While fairness may be desirable, limitations on government power at all levels is more so. Let the Amish and others live at peace with society in general, if they desire to live peaceably.
Personally, I favor limited gov't and cast my vote based on that. Now if we could only find a way to convince the GOP to return to that belief, things might look better. The GOP squandered an almost 10 year chance to reduce spending and the size of gov't but they went lock-step in line with the Dems. They are really going to have to work to convince me to trust their arrogant behavior again.
I had the same thought as I was reading the article.
The Amish find difficulties in dealing with the government because they try to deal with it honestly and without joining it.
I had the same thought as I was reading the article.
The Amish find difficulties in dealing with the government because they try to deal with it honestly and without joining it.

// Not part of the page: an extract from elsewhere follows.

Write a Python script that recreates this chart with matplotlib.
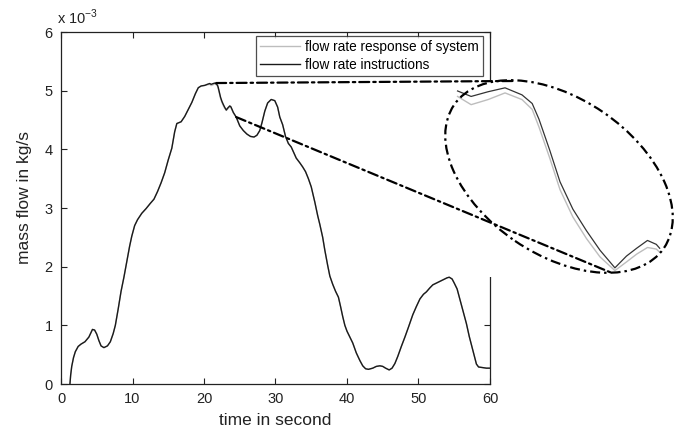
import matplotlib
matplotlib.use("Agg")
import matplotlib.pyplot as plt
import numpy as np
from matplotlib.patches import Ellipse, ConnectionPatch

plt.rcParams['font.family'] = ['Liberation Sans', 'DejaVu Sans']

# time in seconds
t = [1.25, 1.35, 1.5, 1.75, 2.0, 2.4, 2.8, 3.35, 3.9, 4.4, 4.7, 5.0, 5.3, 5.6, 6.0, 6.5,
     6.9, 7.3, 7.6, 8.0, 8.4, 8.8, 9.2, 9.6, 9.9, 10.3, 10.7, 11.3, 11.9, 12.5, 13.0, 13.5,
     14.0, 14.5, 15.0, 15.5, 15.9, 16.2, 16.8, 17.3, 17.8, 18.3, 18.8, 19.2, 19.6, 20.1,
     20.5, 20.8, 21.0, 21.25, 21.5, 21.75, 21.9, 22.0, 22.16, 22.31, 22.5, 22.7, 22.9, 23.12,
     23.29, 23.44, 23.6, 23.73, 23.78, 24.1, 24.5, 25.0, 25.5, 26.0, 26.5, 27.0, 27.4,
     27.8, 28.1, 28.5, 28.9, 29.4, 29.9, 30.3, 30.6, 31.0, 31.4, 31.8, 32.2, 32.6, 32.9,
     33.4, 33.8, 34.2, 34.6, 35.0, 35.5, 35.9, 36.2, 36.6, 36.9, 37.3, 37.6, 38.0, 38.4,
     38.8, 39.1, 39.4, 39.7, 40.0, 40.4, 40.8, 41.3, 41.8, 42.2, 42.6, 43.0, 43.6, 44.1,
     44.6, 45.0, 45.4, 45.9, 46.3, 46.7, 47.1, 47.6, 48.1, 48.6, 49.2, 49.7, 50.2, 50.7,
     51.1, 51.6, 52.0, 52.5, 53.0, 53.5, 54.0, 54.3, 54.7, 55.0, 55.4, 55.8, 56.2, 56.7,
     57.1, 57.5, 57.8, 58.1, 58.4, 59.0, 59.5, 60.0]

# flow rate instructions (x 1e-3 kg/s)
instr = [0.0, 0.15, 0.30, 0.45, 0.55, 0.64, 0.68, 0.72, 0.80, 0.93, 0.92, 0.85, 0.74, 0.65,
         0.62, 0.65, 0.72, 0.86, 1.00, 1.28, 1.58, 1.82, 2.08, 2.35, 2.52, 2.70, 2.80, 2.91,
         2.99, 3.08, 3.15, 3.28, 3.43, 3.60, 3.82, 4.02, 4.30, 4.44, 4.47, 4.56, 4.68, 4.80,
         4.95, 5.05, 5.08, 5.09, 5.11, 5.122, 5.108, 5.12, 5.13, 5.112, 5.09, 5.05, 4.97, 4.89,
         4.82, 4.765, 4.715, 4.67, 4.70, 4.72, 4.74, 4.73, 4.72, 4.63, 4.55, 4.40, 4.32, 4.26,
         4.22, 4.21, 4.24, 4.32, 4.45, 4.65, 4.79, 4.85, 4.83, 4.72, 4.55, 4.42, 4.22, 4.10,
         4.04, 3.93, 3.85, 3.77, 3.70, 3.62, 3.50, 3.36, 3.10, 2.87, 2.72, 2.50, 2.28, 2.02,
         1.84, 1.70, 1.58, 1.48, 1.32, 1.15, 1.00, 0.90, 0.80, 0.70, 0.53, 0.40, 0.31, 0.26,
         0.25, 0.27, 0.30, 0.31, 0.30, 0.27, 0.24, 0.27, 0.35, 0.47, 0.64, 0.80, 0.97, 1.18,
         1.32, 1.45, 1.53, 1.57, 1.64, 1.69, 1.72, 1.75, 1.78, 1.81, 1.82, 1.79, 1.72, 1.62,
         1.44, 1.26, 1.03, 0.81, 0.62, 0.47, 0.34, 0.29, 0.28, 0.27, 0.27]

# flow rate response of system (x 1e-3 kg/s)
resp = [0.0, 0.15, 0.30, 0.45, 0.55, 0.64, 0.68, 0.72, 0.80, 0.93, 0.92, 0.85, 0.74, 0.65,
        0.62, 0.65, 0.72, 0.86, 1.00, 1.28, 1.58, 1.82, 2.08, 2.35, 2.52, 2.70, 2.80, 2.91,
        2.99, 3.08, 3.15, 3.28, 3.43, 3.60, 3.82, 4.02, 4.30, 4.44, 4.47, 4.56, 4.68, 4.80,
        4.95, 5.05, 5.08, 5.09, 5.10, 5.108, 5.087, 5.10, 5.117, 5.10, 5.075, 5.03, 4.95, 4.87,
        4.80, 4.745, 4.698, 4.663, 4.685, 4.705, 4.722, 4.718, 4.71, 4.62, 4.55, 4.40, 4.32,
        4.26, 4.22, 4.21, 4.24, 4.32, 4.45, 4.65, 4.79, 4.85, 4.83, 4.72, 4.55, 4.42, 4.22,
        4.10, 4.04, 3.93, 3.85, 3.77, 3.70, 3.62, 3.50, 3.36, 3.10, 2.87, 2.72, 2.50, 2.28,
        2.02, 1.84, 1.70, 1.58, 1.48, 1.32, 1.15, 1.00, 0.90, 0.80, 0.70, 0.53, 0.40, 0.31,
        0.26, 0.25, 0.27, 0.30, 0.31, 0.30, 0.27, 0.24, 0.27, 0.35, 0.47, 0.64, 0.80, 0.97,
        1.18, 1.32, 1.45, 1.53, 1.57, 1.64, 1.69, 1.72, 1.75, 1.78, 1.81, 1.82, 1.79, 1.72,
        1.62, 1.44, 1.26, 1.03, 0.81, 0.62, 0.47, 0.34, 0.29, 0.28, 0.27, 0.27]

x_ticks = [0, 10, 20, 30, 40, 50, 60]
y_ticks = [0, 1, 2, 3, 4, 5, 6]
labels = ['flow rate response of system', 'flow rate instructions']

W, H = 684, 430
fig = plt.figure(figsize=(W / 100, H / 100), dpi=100)

def px_rect(l, r, top, bot):
    return [l / W, 1 - bot / H, (r - l) / W, (bot - top) / H]

ax = fig.add_axes(px_rect(61, 490, 32, 384))
ax.plot(t, resp, color='#bdbdbd', lw=1.0, label=labels[0])
ax.plot(t, instr, color='#1a1a1a', lw=1.0, label=labels[1])
ax.set_xlim(0, 60)
ax.set_ylim(0, 6)
ax.set_xticks(x_ticks)
ax.set_yticks(y_ticks)
ax.tick_params(direction='in', length=4.5, width=0.8, top=True, right=True,
               labelsize=10.5, pad=6, colors='#222222')
for s in ax.spines.values():
    s.set_linewidth(0.9)
    s.set_color('#222222')
ax.set_xlabel('time in second', fontsize=12.5, color='#222222')
ax.set_ylabel('mass flow in kg/s', fontsize=12.5, color='#222222')
ax.xaxis.set_label_coords(0.5, -0.082)
ax.yaxis.set_label_coords(-0.068, 0.53)
fig.text(57 / W, 1 - 24 / H, 'x 10$^{\\mathregular{-3}}$', fontsize=10.5, color='#222222',
         ha='left', va='baseline')

leg = ax.legend(loc='upper right', bbox_to_anchor=((483 - 61) / 429, (384 - 36) / 352),
                fontsize=9.8, frameon=True, fancybox=False, handlelength=2.9,
                borderpad=0.3, labelspacing=0.3, handletextpad=0.4, borderaxespad=0)
leg.get_frame().set_edgecolor('#222222')
leg.get_frame().set_linewidth(0.9)

# inset (zoomed view)
tt = np.array(t)
mask = (tt >= 20.79) & (tt <= 23.79)
ins = fig.add_axes(px_rect(456, 678, 80, 277), zorder=3)
ins.set_facecolor('white')
for s in ins.spines.values():
    s.set_visible(False)
ins.set_xticks([])
ins.set_yticks([])
ins.plot(tt[mask], np.array(resp)[mask], color='#bdbdbd', lw=1.0)
ins.plot(tt[mask], np.array(instr)[mask], color='#333333', lw=0.9)
ins.set_xlim(20.777, 24.05)
ins.set_ylim(4.6466, 5.150)

dd = (0, (4.5, 1.8, 1.1, 1.8))
ell = Ellipse((559 / 100, (H - 176.5) / 100), 2.54, 1.56, angle=-34.3,
              transform=fig.dpi_scale_trans, fill=False, edgecolor='black',
              lw=1.6, linestyle=dd, zorder=10)
fig.add_artist(ell)

con1 = ConnectionPatch(xyA=(21.7, 5.13), coordsA=ax.transData,
                       xyB=(513 / 100, (H - 81) / 100), coordsB=fig.dpi_scale_trans,
                       color='black', lw=1.6, linestyle=dd, zorder=10)
con2 = ConnectionPatch(xyA=(24.5, 4.55), coordsA=ax.transData,
                       xyB=(612 / 100, (H - 273) / 100), coordsB=fig.dpi_scale_trans,
                       color='black', lw=1.6, linestyle=dd, zorder=10)
fig.add_artist(con1)
fig.add_artist(con2)

fig.savefig('out.png', dpi=100)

This is most certainly true. In fact, I recognized the name of Jacob Gingerich because my father has had business dealings with him. Even called up to WI to make sure...

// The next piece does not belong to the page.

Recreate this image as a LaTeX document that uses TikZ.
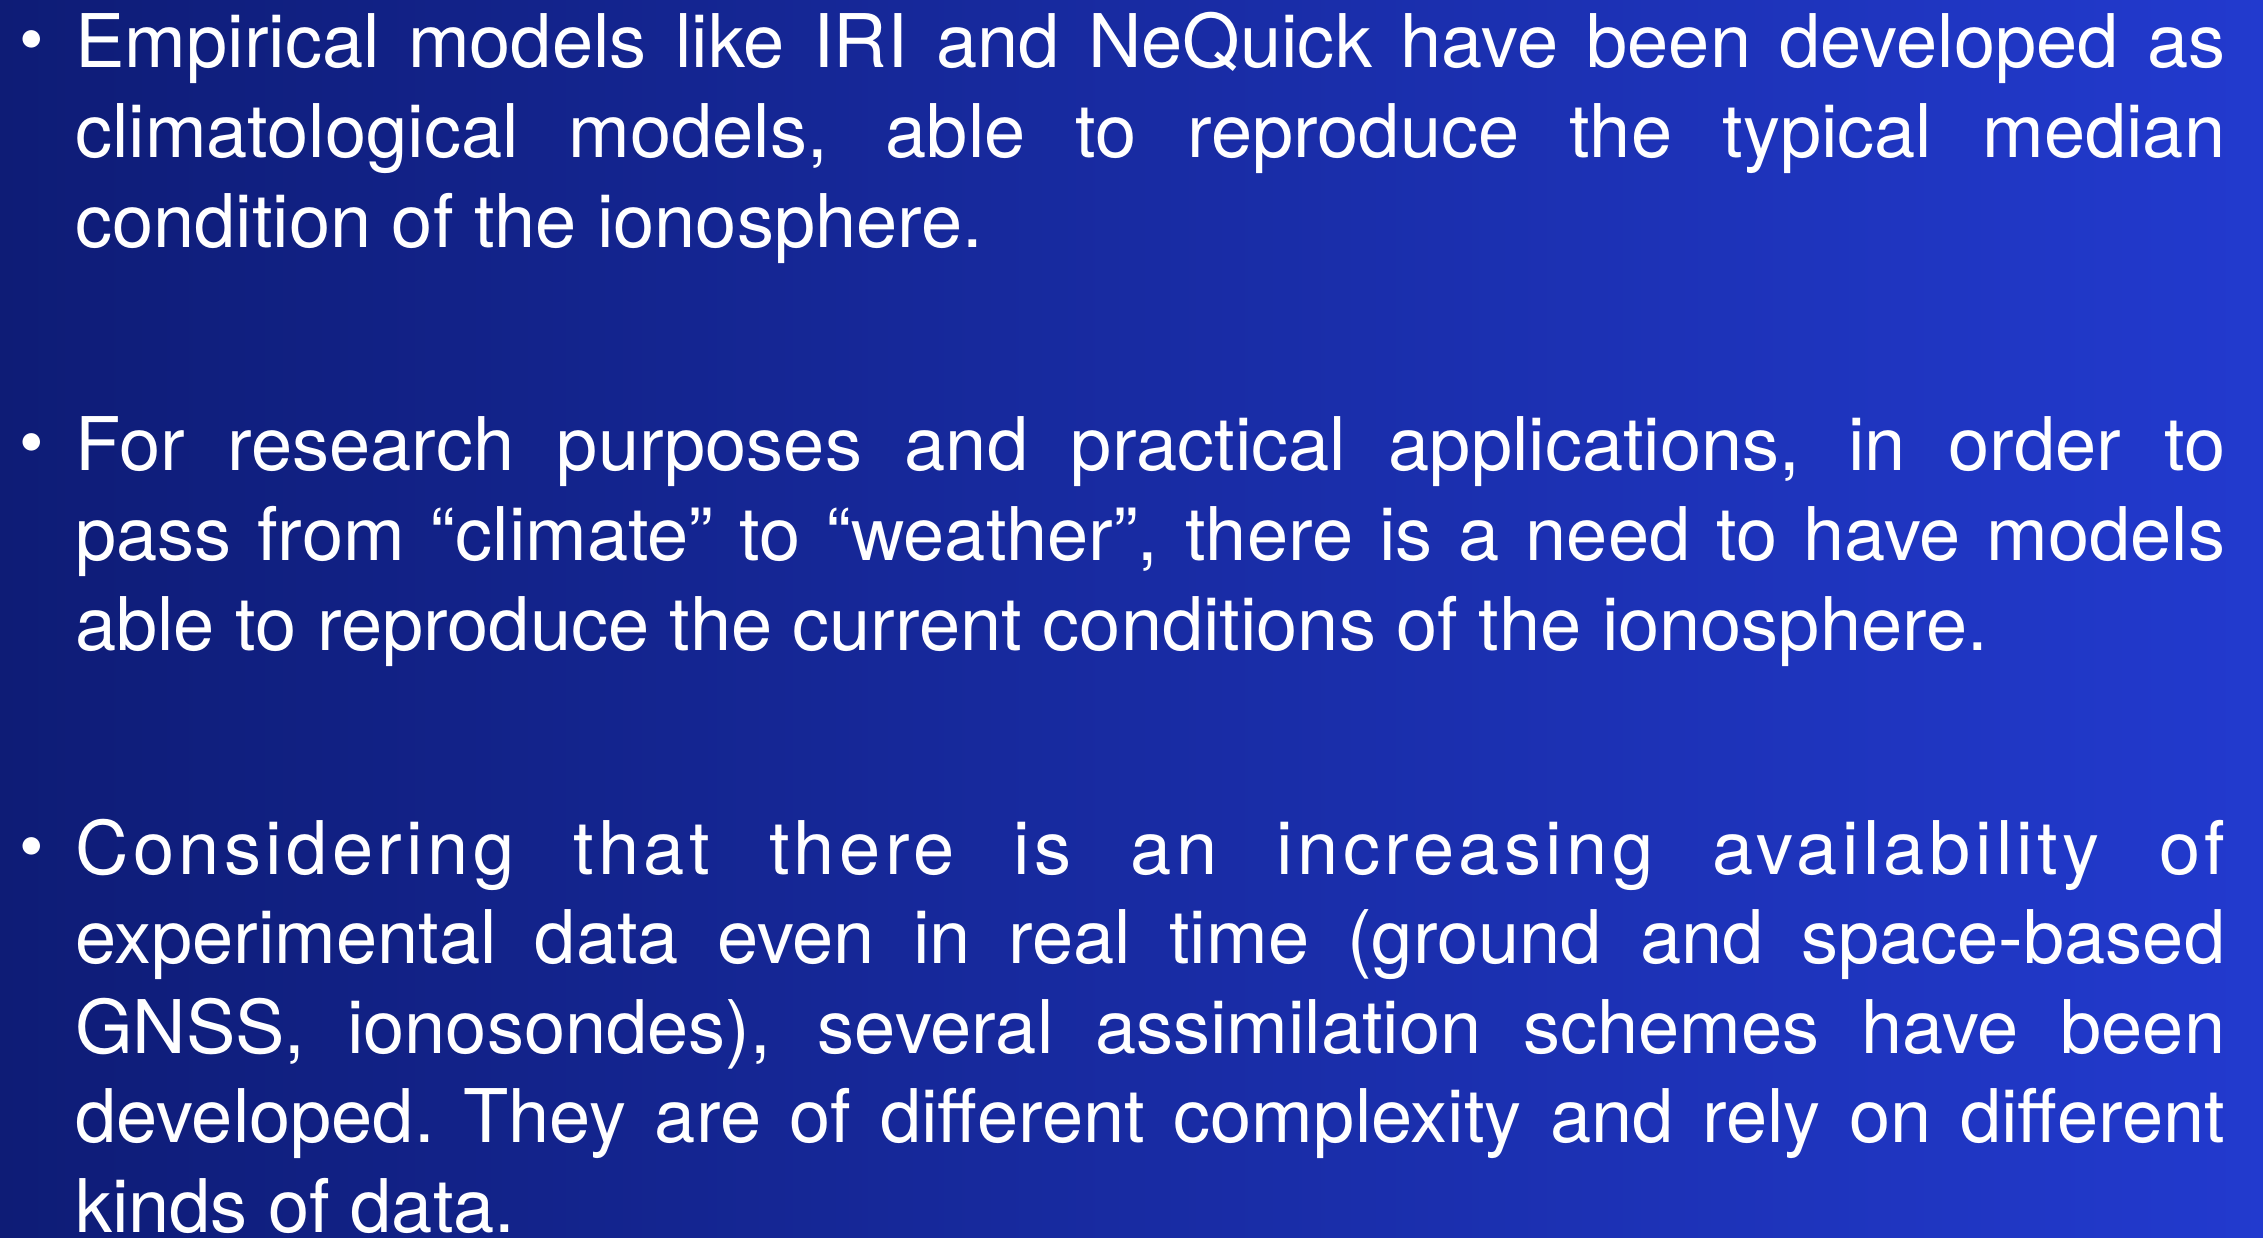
\documentclass[tikz,border=0pt]{standalone}
\usepackage{fontspec}
\setmainfont{TeX Gyre Heros}
\definecolor{bgleft}{RGB}{14,28,118}
\definecolor{bgright}{RGB}{34,58,206}
\hyphenpenalty=10000
\exhyphenpenalty=10000
\begin{document}
\begin{tikzpicture}[x=1pt,y=-1pt,
  txt/.style={anchor=base west, inner sep=0pt, text width=2150pt, align=justify, text=white,
    font=\fontsize{74}{89.6}\selectfont},
  bul/.style={anchor=base, inner sep=0pt, text=white, font=\fontsize{70}{70}\selectfont}]
\useasboundingbox (0,0) rectangle (2263,1238);
\clip (0,0) rectangle (2263,1238);
\shade[left color=bgleft, right color=bgright] (0,0) rectangle (2263,1238);

\node[bul] (b1) at (32,64) {•};
\node[txt] (p1) at (75,68) {Empirical models like IRI and NeQuick have been developed as\linebreak climatological models, able to reproduce the typical median\linebreak condition of the ionosphere.};

\node[bul] (b2) at (32,467) {•};
\node[txt] (p2) at (75,471) {For research purposes and practical applications, in order to\linebreak pass from “climate” to “weather”, there is a need to have models\linebreak able to reproduce the current conditions of the ionosphere.};

\node[bul] (b3) at (32,870) {•};
\node[txt] (p3) at (75,874) {{\addfontfeatures{LetterSpace=6}Considering that there is an increasing availability of}\linebreak experimental data even in real time (ground and space-based\linebreak GNSS, ionosondes), several assimilation schemes have been\linebreak developed.\ They are of different complexity and rely on different\linebreak kinds of data.};
\end{tikzpicture}
\end{document}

Is there a justification for this requirement beyond simply protecting a hunter from his own stupidity?
I don't know very much about hunting, but it seems as if the requirement is on par with seat belt laws, helmet laws, and other kinds of nanny-state regulation.

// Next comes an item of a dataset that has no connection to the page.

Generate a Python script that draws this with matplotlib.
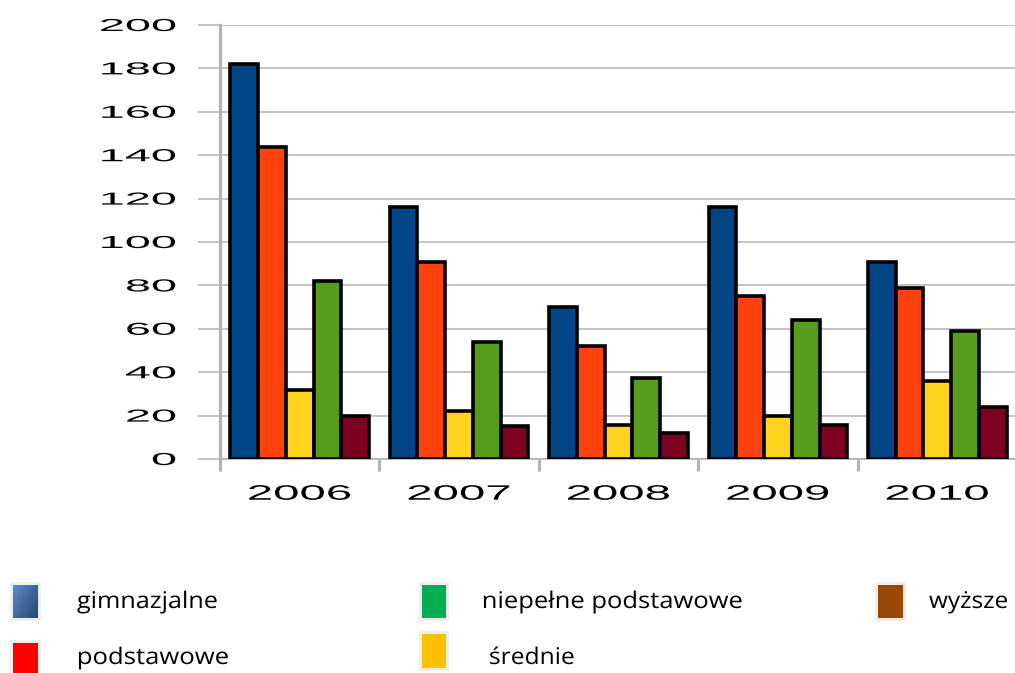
import numpy as np
import matplotlib
matplotlib.use("Agg")
import matplotlib.pyplot as plt
from matplotlib.patheffects import AbstractPathEffect
from matplotlib.transforms import Affine2D
from matplotlib.patches import Rectangle

# ---------------- data ----------------
years = ["2006", "2007", "2008", "2009", "2010"]
gimnazjalne = [182, 116, 70, 116, 91]
podstawowe = [144, 91, 52, 75, 79]
srednie = [32, 22, 15.5, 20, 36]
niepelne_podstawowe = [82, 54, 37.5, 64, 59]
wyzsze = [20, 15, 12, 15.5, 24]
y_ticks = [0, 20, 40, 60, 80, 100, 120, 140, 160, 180, 200]

series = [gimnazjalne, podstawowe, srednie, niepelne_podstawowe, wyzsze]
bar_colors = ["#004586", "#ff420e", "#ffd320", "#579d1c", "#7e0021"]

legend_labels = ["gimnazjalne", "podstawowe", "niepełne podstawowe", "średnie", "wyższe"]
legend_colors = ["#4f81bd", "#ff0000", "#00b050", "#ffc000", "#984807"]

# ---------------- helpers ----------------
W, H = 1015, 673


def fx(px):
    return px / W


def fy(py):
    return 1 - py / H


class HStretch(AbstractPathEffect):
    """Horizontally stretch rendered text about an anchor (text stays a Text artist)."""

    def __init__(self, sx=1.0, anchor="center"):
        super().__init__()
        self.sx = sx
        self.anchor = anchor

    def draw_path(self, renderer, gc, tpath, affine, rgbFace=None):
        bb = tpath.get_extents(affine)
        if self.anchor == "left":
            x0 = bb.x0
        elif self.anchor == "right":
            x0 = bb.x1
        else:
            x0 = 0.5 * (bb.x0 + bb.x1)
        t = affine + Affine2D().translate(-x0, 0).scale(self.sx, 1.0).translate(x0, 0)
        renderer.draw_path(gc, tpath, t, rgbFace)


grid_col = "#b3b3b3"

fig = plt.figure(figsize=(W / 100, H / 100), dpi=100)
ax_left, ax_right = 220, 1017
ax_top, ax_bottom = 25, 459
ax = fig.add_axes([fx(ax_left), fy(ax_bottom), (ax_right - ax_left) / W, (ax_bottom - ax_top) / H])

n = len(series)
group_w = 0.87
bw = group_w / n
x = np.arange(len(years))
for i, (vals, col) in enumerate(zip(series, bar_colors)):
    ax.bar(x - group_w / 2 + bw * (i + 0.5), vals, width=bw, color=col,
           edgecolor="black", linewidth=2.6, zorder=3)

ax.set_xlim(-0.5, len(years) - 0.5)
ax.set_ylim(0, 200)
ax.set_yticks(y_ticks)
ax.set_yticklabels([str(v) for v in y_ticks])
ax.set_xticks(x)
ax.set_xticklabels(years)
ax.set_xticks(np.arange(len(years) + 1) - 0.5, minor=True)

ax.set_axisbelow(True)
ax.yaxis.grid(True, color=grid_col, linewidth=1.1)
for s in ["top", "right"]:
    ax.spines[s].set_visible(False)
ax.spines["left"].set_color(grid_col)
ax.spines["left"].set_linewidth(2.3)
ax.spines["bottom"].set_color(grid_col)
ax.spines["bottom"].set_linewidth(1.3)

ax.tick_params(axis="y", which="major", length=15.8, width=1.1, color=grid_col,
               pad=16.0, labelsize=12.5)
ax.tick_params(axis="x", which="major", length=0, pad=18.5, labelsize=15)
ax.tick_params(axis="x", which="minor", length=8.6, width=2.2, color=grid_col)

for lbl in ax.get_yticklabels() + ax.get_xticklabels():
    lbl.set_fontfamily("Liberation Sans")

# ---------------- legend (drawn as figure artists) ----------------
patch_boxes = [(13, 585, 38, 618), (13, 643, 38, 675), (422, 585, 446, 618),
               (422, 634, 446, 668), (878, 585, 903, 618)]
text_pos = [(77, 608), (77, 664), (482, 608), (489, 664), (929, 608)]
text_w = [141, 152, 261, 86, 79]

for k, ((x0, y0, x1, y1), col) in enumerate(zip(patch_boxes, legend_colors)):
    fig.patches.append(Rectangle((fx(x0 - 3), fy(y1 + 3)), (x1 - x0 + 6) / W, (y1 - y0 + 6) / H,
                                 transform=fig.transFigure, facecolor="#eeeeee",
                                 edgecolor="none", zorder=1))
    if k == 0:
        gax = fig.add_axes([fx(x0), fy(y1), (x1 - x0) / W, (y1 - y0) / H])
        gax.set_zorder(5)
        gx, gy = np.meshgrid(np.linspace(0, 1, 30), np.linspace(0, 1, 40))
        g = 0.55 * gx + 0.45 * gy
        c0 = np.array(matplotlib.colors.to_rgb("#5b8cc9"))
        c1 = np.array(matplotlib.colors.to_rgb("#284670"))
        img = c0[None, None, :] * (1 - g[..., None]) + c1[None, None, :] * g[..., None]
        gax.imshow(img, aspect="auto", interpolation="bilinear")
        gax.set_axis_off()
    else:
        fig.patches.append(Rectangle((fx(x0), fy(y1)), (x1 - x0) / W, (y1 - y0) / H,
                                     transform=fig.transFigure, facecolor=col,
                                     edgecolor="none", zorder=2))

legend_texts = []
for lab, (tx, ty) in zip(legend_labels, text_pos):
    t = fig.text(fx(tx), fy(ty), lab, ha="left", va="baseline", fontsize=16.5,
                 family=["Open Sans", "DejaVu Sans"], color="black")
    legend_texts.append(t)

# ---------------- horizontal stretching to match the wide reference lettering ----------------
fig.canvas.draw()
r = fig.canvas.get_renderer()
yl = ax.get_yticklabels()
sy = 78 / yl[-1].get_window_extent(r).width
for lbl in yl:
    lbl.set_path_effects([HStretch(sy, "right")])
xl = ax.get_xticklabels()
sxx = 106 / xl[0].get_window_extent(r).width
for lbl in xl:
    lbl.set_path_effects([HStretch(sxx, "center")])
for t, w in zip(legend_texts, text_w):
    t.set_path_effects([HStretch(w / t.get_window_extent(r).width, "left")])

fig.savefig("out.png", dpi=100)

Running around through the woods in dark clothing, while other people are looking to shoot a deer, is a *very* stupid idea. But if someone wants to be exposed to that risk (or hang around someone that does), what business is it of the state to tell them they can't?
Seems like religion is irrelevant in this situation.
Got it, was just looking for a picture of “Big Dick”, with all due respect. Thanks for the funny pick-up.
Whether or not your relatives up there in copper country like them or not, Wisconsin has a history of intolerace for groups that refuse to conform.
Kind of a Prussian sort of thing. In fact, the ol'boys that opened up the greater part of the state to agricultural development were Junkers who actually relocated their estates with thier Polish peasantry to America.
The Amish and the Mennonites didn't get along with those folks in Germany, and they weren't any happier with them here.
Like I said Upper Midwest laws that affect Amish behavior in particular leave the Amish with a choice ~ their money or their comfort ~ that is, pay more for the same acreage in Indiana and be left alone to be nutcases, or pay less in the Upper Midwest and be targeted (except by the locals who all think they are great folks but who fail to go out and campaign to elect folks to office who think so).
Otherwise if the Amish want to take turns taking potshots at each other, frankly I don't care, but they do have a moral obligation to not let their neighbors err
I think there's something about that in most of their "ordenen" right there at the beginning, but my Plattdeutsch isn't all that good, so maybe it's not really there, but it should be.
True! :)
That makes sense, but if the concern is for the "shooters", why not just pass a law relieving them of liability if their victim wasn't wearing a vest?